3) Workforce & Skills for the Space‑Enabled Future

Space careers now span hardware, software, and services.

The mix of aerospace engineering, data science, radio‑frequency (RF) skills, and operations expertise opens pathways for graduates and mid‑career pivoters alike.

Roles Across the Stack

·        • Aerospace & avionics: propulsion, structures, GNC, thermal, power.

·        • RF & comms: link budgets, antenna design, spectrum planning, waveform development.

·        • Ground & ops: mission operations (Mission Control), network operations (NOC), site reliability.

·        • Data & product: satellite data analyst, geospatial data engineer, ML engineer, product manager.

·        • Manufacturing & test: composites, machining, AIT technicians, quality assurance.

·        • Go‑to‑market & regulatory: solutions engineering, customer success, export control, safety.

Skills That Travel Well

·        • STEM foundations with practical coding (Python, SQL) and version control.

·        • Geospatial literacy: raster vs. vector, projections, time‑series, uncertainty.

·        • Cloud and APIs: storage, compute, serverless, authentication, cost control.

·        • RF basics: SNR, EIRP, free‑space path loss, and interference mitigation.

·        • Safety and compliance: quality systems, configuration control, documentation.

·        • Communication: requirements writing, stakeholder management, storytelling with data.

Pathways & Credentials

·        • Degrees: aerospace, electrical engineering, computer science, physics, geomatics.

·        • Micro‑credentials: GIS certificates, remote‑sensing courses, cloud certs, RF bootcamps.

·        • Projects: open‑source contributions (e.g., STAC, GDAL), hackathons, student rocketry, cubesats.

·        • On‑ramps: internships, apprenticeships, returnships, and community college pathways.

First‑Job Playbook

·        • Build a portfolio: notebooks, small apps, and clear write‑ups of methods and impact.
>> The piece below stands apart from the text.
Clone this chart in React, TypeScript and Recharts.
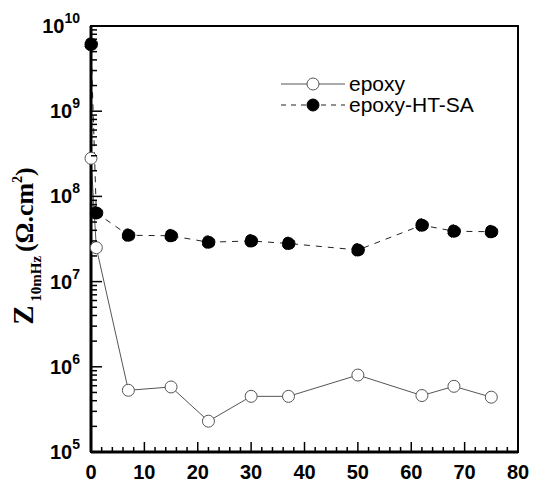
import { LineChart, Line, XAxis, YAxis, ReferenceArea } from "recharts";

const days = [0, 1, 7, 15, 22, 30, 37, 50, 62, 68, 75];
const epoxy = [2.8e8, 2.5e7, 5.3e5, 5.8e5, 2.3e5, 4.5e5, 4.5e5, 8.0e5, 4.6e5, 5.9e5, 4.4e5];
const epoxyHtSa = [6.1e9, 6.4e7, 3.5e7, 3.45e7, 2.9e7, 3.0e7, 2.8e7, 2.35e7, 4.6e7, 3.9e7, 3.85e7];

const xTicks = Array.from({ length: 41 }, (_, i) => i * 2);
const decades = [5, 6, 7, 8, 9];
const yTicks = [
  ...decades.flatMap((d) => [1, 2, 3, 4, 5, 6, 7, 8, 9].map((m) => m * Math.pow(10, d))),
  1e10,
];

const data = days.map((d, i) => ({ day: d, epoxy: epoxy[i], htsa: epoxyHtSa[i] }));

const tickFont = "'Liberation Sans', Arial, sans-serif";

// ticks point inward, labels only on the decades / tens
function XTick(props: any) {
  const x = Number(props.x);
  const y = Number(props.y);
  const v = props.payload.value as number;
  const major = v % 10 === 0;
  return (
    <g>
      <path d={`M${x},${y}V${y - (major ? 10 : 5)}`} stroke="#000" strokeWidth={1.5} fill="none" />
      {major && (
        <text x={x} y={y + 27} textAnchor="middle" fontFamily={tickFont} fontWeight="bold" fontSize={20} fill="#000" stroke="none">
          {v}
        </text>
      )}
    </g>
  );
}

function YTick(props: any) {
  const x = Number(props.x);
  const y = Number(props.y);
  const v = props.payload.value as number;
  const exp = Math.log10(v);
  const major = Math.abs(exp - Math.round(exp)) < 1e-9;
  return (
    <g>
      <path d={`M${x},${y}H${x + (major ? 11 : 6)}`} stroke="#000" strokeWidth={1.5} fill="none" />
      {major && (
        <text x={x - 11} y={y + 7} textAnchor="end" fontFamily={tickFont} fontWeight="bold" fontSize={20} fill="#000" stroke="none">
          10
          <tspan fontSize={14} dy={-10}>
            {Math.round(exp)}
          </tspan>
        </text>
      )}
    </g>
  );
}

function LegendBox() {
  const row = (label: string, dashed: boolean) => (
    <div style={{ display: "flex", alignItems: "center", height: 21 }}>
      <svg width={66} height={20}>
        <line x1={0} x2={64} y1={10} y2={10} stroke={dashed ? "#222" : "#555"} strokeWidth={1} strokeDasharray={dashed ? "5 5" : undefined} />
        <circle cx={32} cy={10} r={6} fill={dashed ? "#000" : "#fff"} stroke={dashed ? "#000" : "#555"} strokeWidth={1} />
      </svg>
      <span style={{ marginLeft: 2, fontFamily: tickFont, fontSize: 21, lineHeight: "21px", color: "#000", whiteSpace: "nowrap" }}>{label}</span>
    </div>
  );
  return (
    <div style={{ position: "absolute", left: 281, top: 73 }}>
      {row("epoxy", false)}
      {row("epoxy-HT-SA", true)}
    </div>
  );
}

export default function App() {
  return (
    <div style={{ position: "absolute", left: 0, top: 0, width: 535, height: 486, background: "#fff" }}>
      <LineChart width={535} height={486} data={data} margin={{ top: 26, right: 17, bottom: 4, left: 0 }}>
        <XAxis
          dataKey="day"
          type="number"
          domain={[0, 80]}
          ticks={xTicks}
          interval={0}
          tickSize={0}
          tickMargin={0}
          tick={(p: any) => <XTick {...p} />}
          axisLine={{ stroke: "#000", strokeWidth: 3 }}
          height={30}
        />
        <YAxis
          type="number"
          scale="log"
          domain={[1e5, 1e10]}
          ticks={yTicks}
          interval={0}
          tickSize={0}
          tickMargin={0}
          tick={(p: any) => <YTick {...p} />}
          axisLine={{ stroke: "#000", strokeWidth: 3 }}
          width={91}
          label={{
            content: () => (
              <text
                x={33}
                y={246}
                transform="rotate(-90, 33, 246)"
                textAnchor="middle"
                fontFamily="'Liberation Serif', 'Times New Roman', serif"
                fontWeight="bold"
                fill="#000"
              >
                <tspan fontSize={29}>Z</tspan>
                <tspan fontSize={15} dy={8}> 10mHz </tspan>
                <tspan fontSize={26} dy={-8}>(Ω.cm</tspan>
                <tspan fontSize={14} dy={-11}>2</tspan>
                <tspan fontSize={26} dy={11}>)</tspan>
              </text>
            ),
          }}
        />
        <ReferenceArea x1={0} x2={80} y1={1e5} y2={1e10} fill="none" stroke="#000" strokeWidth={2} ifOverflow="visible" />
        <Line
          dataKey="epoxy"
          type="linear"
          stroke="#555"
          strokeWidth={1}
          dot={{ r: 6, fill: "#fff", stroke: "#555", strokeWidth: 1 }}
          isAnimationActive={false}
        />
        <Line
          dataKey="htsa"
          type="linear"
          stroke="#222"
          strokeWidth={1}
          strokeDasharray="6 6"
          dot={{ r: 6.5, fill: "#000", stroke: "#000", strokeWidth: 1 }}
          isAnimationActive={false}
        />
      </LineChart>
      <LegendBox />
    </div>
  );
}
·        • Speak the customer’s language: translate EO/PNT capabilities into specific outcomes.

·        • Pair with mentors: shadow operations shifts, code reviews, and design reviews.

4) Investing & Policy: De‑Risking Innovation

Space is capital‑intensive, regulated, and increasingly scrutinised for sustainability. The winners combine technical excellence with financial discipline and responsible operations.
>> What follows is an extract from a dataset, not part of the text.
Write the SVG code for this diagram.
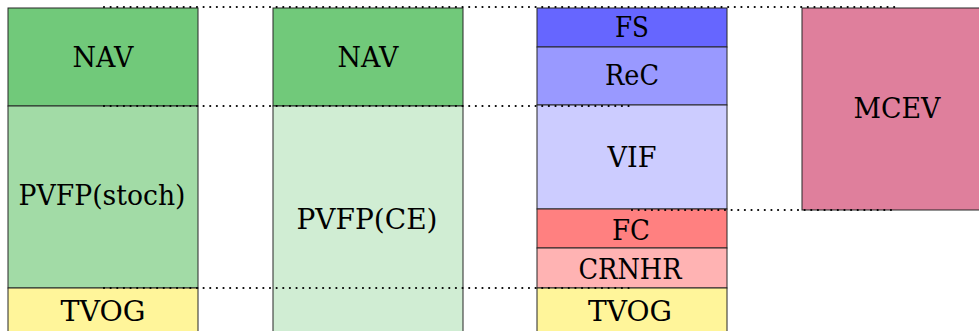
<svg xmlns="http://www.w3.org/2000/svg" width="979" height="331" viewBox="0 0 979 331">
<style>
.box{stroke:#262626;stroke-width:1}
.t{font-family:"DejaVu Serif",serif;font-size:27px;fill:#000;text-anchor:middle}
.dot{stroke:#000;stroke-width:2.2;stroke-dasharray:0 6.64;stroke-linecap:round;fill:none}
</style>
<rect width="979" height="331" fill="#fff"/>
<g id="col1-nav"><rect class="box" x="8" y="8" width="190" height="98" fill="#71C97A"/><text class="t" x="103" y="67" textLength="61" lengthAdjust="spacingAndGlyphs">NAV</text></g>
<g id="col1-pvfp"><rect class="box" x="8" y="106" width="190" height="182" fill="#A2DBA6"/><text class="t" x="102" y="205" textLength="167" lengthAdjust="spacingAndGlyphs">PVFP(stoch)</text></g>
<g id="col1-tvog"><rect class="box" x="8" y="288" width="190" height="60" fill="#FFF59A"/><text class="t" x="103" y="321" textLength="85" lengthAdjust="spacingAndGlyphs">TVOG</text></g>
<g id="col2-nav"><rect class="box" x="273" y="8" width="190" height="98" fill="#71C97A"/><text class="t" x="368" y="67" textLength="61" lengthAdjust="spacingAndGlyphs">NAV</text></g>
<g id="col2-pvfp"><rect class="box" x="273" y="106" width="190" height="242" fill="#D0EDD3"/><text class="t" x="367" y="229" textLength="141" lengthAdjust="spacingAndGlyphs">PVFP(CE)</text></g>
<g id="col3-fs"><rect class="box" x="537" y="8" width="190" height="39" fill="#6666FF"/><text class="t" x="632" y="37" textLength="34" lengthAdjust="spacingAndGlyphs">FS</text></g>
<g id="col3-rec"><rect class="box" x="537" y="47" width="190" height="58" fill="#9999FF"/><text class="t" x="632" y="85" textLength="54" lengthAdjust="spacingAndGlyphs">ReC</text></g>
<g id="col3-vif"><rect class="box" x="537" y="105" width="190" height="104" fill="#CCCCFF"/><text class="t" x="632" y="167" textLength="49" lengthAdjust="spacingAndGlyphs">VIF</text></g>
<g id="col3-fc"><rect class="box" x="537" y="209" width="190" height="39" fill="#FF8080"/><text class="t" x="631" y="240" textLength="38" lengthAdjust="spacingAndGlyphs">FC</text></g>
<g id="col3-crnhr"><rect class="box" x="537" y="248" width="190" height="40" fill="#FFB3B3"/><text class="t" x="630" y="279" textLength="103" lengthAdjust="spacingAndGlyphs">CRNHR</text></g>
<g id="col3-tvog"><rect class="box" x="537" y="288" width="190" height="60" fill="#FFF59A"/><text class="t" x="630" y="321" textLength="84" lengthAdjust="spacingAndGlyphs">TVOG</text></g>
<g id="col4-mcev"><rect class="box" x="802" y="8" width="190" height="202" fill="#DF7F9C"/><text class="t" x="897" y="118" textLength="87" lengthAdjust="spacingAndGlyphs">MCEV</text></g>
<g id="connectors">
<line class="dot" x1="104" y1="7" x2="896" y2="7"/>
<line class="dot" x1="104" y1="106" x2="630" y2="106"/>
<line class="dot" x1="632" y1="210" x2="896" y2="210"/>
<line class="dot" x1="104" y1="288" x2="632" y2="288"/>
</g>
</svg>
De‑Risking with Public–Private Collaboration

·        • Public‑private partnerships (PPPs): co‑funding infrastructure and R&D to accelerate deployment.

·        • Anchor tenancy: government or enterprise pre‑commits to buy data/services, enabling financing.

·        • Export credit & development finance: support for spacecraft exports and ground infrastructure.

·        • Outcomes‑based procurement: pay for verified service levels (e.g., revisit, latency, uptime).

Standards, Safety & Sustainability

·        • Data & interoperability: adopt open standards (e.g., STAC, OGC) to reduce lock‑in.

·        • Space traffic management: conjunction assessment, manoeuvre reporting, and transparency.

·        • Debris mitigation: passivation, controlled de‑orbit, and end‑of‑life disposal plans.

·        • ESG and reporting: lifecycle emissions, responsible sourcing, and community impact.

Investor & Operator Checklist

·        • Unit economics: gross margin by product line; cash conversion cycle; capex intensity.

·        • Technical risk: TRL, verification status, redundancy strategy, supply‑chain resilience.

·        • Regulatory posture: spectrum rights, licensing, export control, safety case.

·        • Go‑to‑market: ICP clarity, sales cycle length, integration burden, support model.

Conclusion

The space economy is no longer a single industry—it is a stack that powers many others.

Upstream innovations make it cheaper to access orbit; midstream platforms make data easier to trust and use; and downstream applications convert that data into yield, uptime, safety, and financial performance.

With the right skills, investment tools, and sustainability standards, space technology will keep revolutionising our future—creating new markets, better jobs, and more resilient economies on Earth.